You cannot learn that from writing code from scratch. You can only learn it from reading code that's already alive, while you're making it slightly more alive.
A few habits stuck from that period:
- Start with the smallest possible change. Don't try to understand the system before contributing to it. Fix a typo. Fix a misaligned button. Fix the bug nobody else wants because it's boring. Each tiny fix forces you to read just enough code to understand just enough of one thing. You are not learning the codebase — you are accumulating it, one ticket at a time.
- Let the bugs choose the path. If you keep getting bugs in payment, that's where you should be reading. If the CI keeps breaking, that's where you should be reading. The system tells you where it hurts, and where it hurts is where the knowledge you're missing lives.

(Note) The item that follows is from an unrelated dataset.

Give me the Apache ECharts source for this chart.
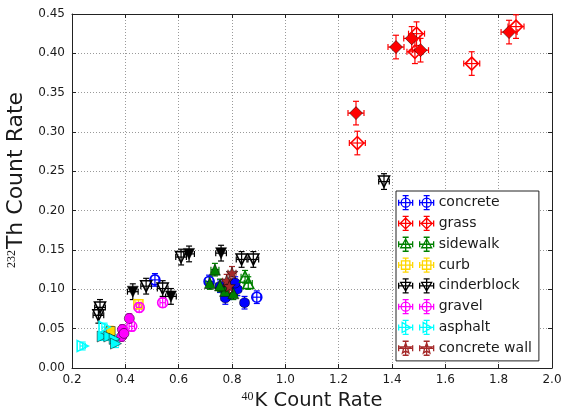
<!DOCTYPE html>
<html>
<head>
<meta charset="utf-8">
<script src="https://cdn.jsdelivr.net/npm/echarts@6/dist/echarts.min.js"></script>
<style>
  html, body { margin: 0; padding: 0; background: #fff; }
  #chart { width: 564px; height: 408px; }
</style>
</head>
<body>
<div id="chart"></div>
<script>
// Axis ticks
const kTickLabels = ['0.2', '0.4', '0.6', '0.8', '1.0', '1.2', '1.4', '1.6', '1.8', '2.0'];
const thTickLabels = ['0.00', '0.05', '0.10', '0.15', '0.20', '0.25', '0.30', '0.35', '0.40', '0.45'];

// Materials (legend order)
const materials = ['concrete', 'grass', 'sidewalk', 'curb', 'cinderblock', 'gravel', 'asphalt', 'concrete wall'];

// Measurements: 40K rate, 232Th rate, hollow marker flag (1 = open)
const concreteK      = [0.775, 0.847, 0.820, 0.812, 0.755, 0.511, 0.893, 0.714, 0.790];
const concreteTh     = [0.089, 0.083, 0.100, 0.108, 0.104, 0.112, 0.090, 0.110, 0.095];
const concreteHollow = [0, 0, 0, 0, 0, 1, 1, 1, 1];
const concreteErr    = [0.015, 0.008];

const grassK      = [1.415, 1.474, 1.507, 1.839, 1.265, 1.492, 1.486, 1.699, 1.865, 1.270];
const grassTh     = [0.408, 0.419, 0.404, 0.427, 0.324, 0.425, 0.402, 0.387, 0.434, 0.286];
const grassHollow = [0, 0, 0, 0, 0, 1, 1, 1, 1, 1];
const grassErr    = [0.030, 0.015];

const sidewalkK      = [0.736, 0.717, 0.774, 0.805, 0.755, 0.849, 0.861];
const sidewalkTh     = [0.125, 0.108, 0.098, 0.095, 0.105, 0.116, 0.108];
const sidewalkHollow = [0, 0, 0, 0, 0, 1, 1];
const sidewalkErr    = [0.015, 0.008];

const curbK      = [0.345, 0.449];
const curbTh     = [0.047, 0.081];
const curbHollow = [0, 1];
const curbErr    = [0.010, 0.006];

const cinderblockK      = [0.428, 0.571, 0.639, 0.759, 0.305, 0.299, 0.478, 0.540, 0.609, 0.836, 0.880, 1.370];
const cinderblockTh     = [0.097, 0.091, 0.145, 0.146, 0.077, 0.067, 0.104, 0.101, 0.141, 0.138, 0.138, 0.237];
const cinderblockHollow = [0, 0, 0, 0, 1, 1, 1, 1, 1, 1, 1, 1];
const cinderblockErr    = [0.020, 0.010];

const gravelK      = [0.415, 0.389, 0.386, 0.395, 0.540, 0.452, 0.424];
const gravelTh     = [0.063, 0.049, 0.040, 0.044, 0.083, 0.077, 0.053];
const gravelHollow = [0, 0, 0, 0, 1, 1, 1];
const gravelErr    = [0.010, 0.006];

const asphaltK      = [0.315, 0.340, 0.360, 0.365, 0.240, 0.322];
const asphaltTh     = [0.040, 0.040, 0.037, 0.031, 0.028, 0.052];
const asphaltHollow = [0, 0, 0, 0, 1, 1];
const asphaltErr    = [0.010, 0.005];

const wallK      = [0.800, 0.780, 0.790];
const wallTh     = [0.121, 0.111, 0.104];
const wallHollow = [0, 0, 0];
const wallErr    = [0.015, 0.008];

const materialData = {
  'concrete':      [concreteK, concreteTh, concreteHollow, concreteErr],
  'grass':         [grassK, grassTh, grassHollow, grassErr],
  'sidewalk':      [sidewalkK, sidewalkTh, sidewalkHollow, sidewalkErr],
  'curb':          [curbK, curbTh, curbHollow, curbErr],
  'cinderblock':   [cinderblockK, cinderblockTh, cinderblockHollow, cinderblockErr],
  'gravel':        [gravelK, gravelTh, gravelHollow, gravelErr],
  'asphalt':       [asphaltK, asphaltTh, asphaltHollow, asphaltErr],
  'concrete wall': [wallK, wallTh, wallHollow, wallErr]
};

// Marker styles
const starPath = (function () {
  const pts = [];
  for (let i = 0; i < 10; i++) {
    const r = i % 2 === 0 ? 10 : 4.2;
    const a = -Math.PI / 2 + i * Math.PI / 5;
    pts.push((10 + r * Math.cos(a)).toFixed(2) + ' ' + (10 + r * Math.sin(a)).toFixed(2));
  }
  return 'path://M' + pts.join(' L') + ' Z';
})();

const styles = {
  'concrete':      { color: '#0000ff', symbol: 'circle',   size: 10, rotate: 0,   shape: 'circle' },
  'grass':         { color: '#ff0000', symbol: 'diamond',  size: 13, rotate: 0,   shape: 'diamond' },
  'sidewalk':      { color: '#008000', symbol: 'triangle', size: 11, rotate: 0,   shape: 'up' },
  'curb':          { color: '#ffd700', symbol: 'rect',     size: 9,  rotate: 0,   shape: 'square' },
  'cinderblock':   { color: '#000000', symbol: 'triangle', size: 11, rotate: 180, shape: 'down' },
  'gravel':        { color: '#ff00ff', symbol: 'circle',   size: 10, rotate: 0,   shape: 'circle' },
  'asphalt':       { color: '#00ffff', symbol: 'triangle', size: 11, rotate: -90, shape: 'right' },
  'concrete wall': { color: '#a52a2a', symbol: starPath,   size: 12, rotate: 0,   shape: 'star' }
};

// Legend glyph: two hollow markers, each with x and y error bars
function markerOutline(shape, cx) {
  const f = v => v.toFixed(2);
  switch (shape) {
    case 'circle':
      return `M${f(cx + 4.5)} 7 A4.5 4.5 0 1 1 ${f(cx - 4.5)} 7 A4.5 4.5 0 1 1 ${f(cx + 4.5)} 7 Z `;
    case 'diamond':
      return `M${f(cx)} 1.5 L${f(cx + 5.5)} 7 L${f(cx)} 12.5 L${f(cx - 5.5)} 7 Z `;
    case 'up':
      return `M${f(cx)} 1.8 L${f(cx + 5)} 10.5 L${f(cx - 5)} 10.5 Z `;
    case 'down':
      return `M${f(cx)} 12.2 L${f(cx + 5)} 3.5 L${f(cx - 5)} 3.5 Z `;
    case 'right':
      return `M${f(cx + 5.2)} 7 L${f(cx - 3.5)} 2 L${f(cx - 3.5)} 12 Z `;
    case 'square':
      return `M${f(cx - 4.2)} 2.8 L${f(cx + 4.2)} 2.8 L${f(cx + 4.2)} 11.2 L${f(cx - 4.2)} 11.2 Z `;
    case 'star': {
      const pts = [];
      for (let i = 0; i < 10; i++) {
        const r = i % 2 === 0 ? 5.5 : 2.3;
        const a = -Math.PI / 2 + i * Math.PI / 5;
        pts.push(f(cx + r * Math.cos(a)) + ' ' + f(7.3 + r * Math.sin(a)));
      }
      return 'M' + pts.join(' L') + ' Z ';
    }
  }
  return '';
}
function legendIcon(shape) {
  let d = '';
  [7, 28].forEach(cx => {
    d += `M${cx - 7} 7 L${cx + 7} 7 M${cx - 7} 4 L${cx - 7} 10 M${cx + 7} 4 L${cx + 7} 10 `;
    d += `M${cx} 0 L${cx} 14 M${cx - 3} 0 L${cx + 3} 0 M${cx - 3} 14 L${cx + 3} 14 `;
    d += markerOutline(shape, cx);
  });
  return 'path://' + d;
}

// Error bars drawn through the axis scales
function errorBarRenderer(color) {
  return function (params, api) {
    const x = api.value(0), y = api.value(1), ex = api.value(2), ey = api.value(3);
    const c = api.coord([x, y]);
    const l = api.coord([x - ex, y]);
    const r = api.coord([x + ex, y]);
    const t = api.coord([x, y + ey]);
    const b = api.coord([x, y - ey]);
    const cap = 3;
    const st = { stroke: color, lineWidth: 1.2 };
    const line = (x1, y1, x2, y2) => ({ type: 'line', shape: { x1, y1, x2, y2 }, style: st });
    return {
      type: 'group',
      children: [
        line(l[0], c[1], r[0], c[1]),
        line(l[0], c[1] - cap, l[0], c[1] + cap),
        line(r[0], c[1] - cap, r[0], c[1] + cap),
        line(c[0], t[1], c[0], b[1]),
        line(c[0] - cap, t[1], c[0] + cap, t[1]),
        line(c[0] - cap, b[1], c[0] + cap, b[1])
      ]
    };
  };
}

const series = [];
materials.forEach(name => {
  const [ks, ths, hollow, err] = materialData[name];
  const s = styles[name];
  series.push({
    name: name,
    type: 'custom',
    renderItem: errorBarRenderer(s.color),
    encode: { x: 0, y: 1 },
    data: ks.map((k, i) => [k, ths[i], err[0], err[1]]),
    silent: true,
    z: 2
  });
  const filled = [], open = [];
  ks.forEach((k, i) => (hollow[i] ? open : filled).push([k, ths[i]]));
  series.push({
    name: name,
    type: 'scatter',
    data: filled,
    symbol: s.symbol,
    symbolSize: s.size,
    symbolRotate: s.rotate,
    itemStyle: { color: s.color, borderColor: '#000', borderWidth: 0.5, opacity: 1 },
    z: 3
  });
  series.push({
    name: name,
    type: 'scatter',
    data: open,
    symbol: s.symbol,
    symbolSize: s.size,
    symbolRotate: s.rotate,
    itemStyle: { color: 'rgba(0,0,0,0)', borderColor: s.color, borderWidth: 1.6, opacity: 1 },
    z: 3
  });
});

const kMin = parseFloat(kTickLabels[0]);
const kMax = parseFloat(kTickLabels[kTickLabels.length - 1]);
const thMin = parseFloat(thTickLabels[0]);
const thMax = parseFloat(thTickLabels[thTickLabels.length - 1]);

const font = 'DejaVu Sans';
const frameLine = { show: true, onZero: false, lineStyle: { color: '#222', width: 1 } };
const innerTick = { show: true, inside: true, length: 4, lineStyle: { color: '#222', width: 1 } };
const dotted = { show: true, lineStyle: { color: '#9a9a9a', type: [1, 2], width: 1 } };

const chart = echarts.init(document.getElementById('chart'), null, { renderer: 'canvas' });
chart.setOption({
  animation: false,
  backgroundColor: '#fff',
  textStyle: { fontFamily: font },
  grid: { left: 72, right: 12, top: 14, bottom: 40, containLabel: false, outerBoundsMode: 'none' },
  xAxis: [
    {
      type: 'value', min: kMin, max: kMax, interval: 0.2, position: 'bottom',
      axisLine: frameLine, axisTick: innerTick, splitLine: dotted,
      axisLabel: { fontSize: 12, color: '#1a1a1a', margin: 6, formatter: v => kTickLabels[Math.round((v - kMin) / 0.2)] },
      name: '{sup|40}{main|K Count Rate}', nameLocation: 'middle', nameGap: 20,
      nameTextStyle: {
        rich: {
          sup: { fontSize: 12, fontFamily: 'Liberation Serif', color: '#1a1a1a', verticalAlign: 'top', padding: [0, 1, 8, 0] },
          main: { fontSize: 19.5, fontFamily: font, color: '#1a1a1a' }
        }
      }
    },
    {
      type: 'value', min: kMin, max: kMax, interval: 0.2, position: 'top',
      axisLine: frameLine, axisTick: innerTick, splitLine: { show: false }, axisLabel: { show: false }
    }
  ],
  yAxis: [
    {
      type: 'value', min: thMin, max: thMax, interval: 0.05, position: 'left',
      axisLine: frameLine, axisTick: innerTick, splitLine: dotted,
      axisLabel: { fontSize: 12, color: '#1a1a1a', margin: 7, formatter: v => thTickLabels[Math.round((v - thMin) / 0.05)] },
      name: '{sup|232}{main|Th Count Rate}', nameLocation: 'middle', nameGap: 32, nameRotate: 90,
      nameTextStyle: {
        padding: [0, 0, 0, 22],
        rich: {
          sup: { fontSize: 12, fontFamily: 'Liberation Serif', color: '#1a1a1a', verticalAlign: 'top', padding: [0, 1, 9, 0] },
          main: { fontSize: 22, fontFamily: font, color: '#1a1a1a' }
        }
      }
    },
    {
      type: 'value', min: thMin, max: thMax, interval: 0.05, position: 'right',
      axisLine: frameLine, axisTick: innerTick, splitLine: { show: false }, axisLabel: { show: false }
    }
  ],
  legend: {
    orient: 'vertical',
    left: 396, top: 191,
    padding: [4, 7, 5, 2],
    itemWidth: 35, itemHeight: 14, itemGap: 5.5,
    textStyle: { fontSize: 14, fontFamily: font, color: '#1a1a1a', lineHeight: 14 },
    backgroundColor: '#fff',
    borderColor: '#222', borderWidth: 1, borderRadius: 0,
    selectedMode: false,
    data: materials.map(name => ({
      name: name,
      icon: legendIcon(styles[name].shape),
      itemStyle: { color: 'rgba(0,0,0,0)', borderColor: styles[name].color, borderWidth: 1.3, opacity: 1 }
    })),
    z: 10
  },
  series: series
});
</script>
</body>
</html>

- Draw what you read. Whiteboard, iPad, paper, whatever. The act of drawing forces you to commit to a model. Reading lets you stay vague. Drawing exposes what you don't actually understand yet. Every box you can't label is a question you need to answer.
- Notice when shapes repeat. The third time you draw the same kind of arrow between the same kinds of boxes, you've found a pattern. That's how patterns enter your hands. Not from books. From your own drawings of code that someone else already wrote.
None of this is taught. Bootcamps give you blank screens. Books on algorithms give you blank screens. Open source tutorials usually say "fork this and add a feature" — you're back to writing.
But the job is reading. The faster you can understand code somebody else wrote, the more useful you become — to the team, to the project, and to yourself when you reopen your own file from six months ago and realize past-you was also somebody else.
Writing code is the part that shows up in the screenshot. Reading is everything else.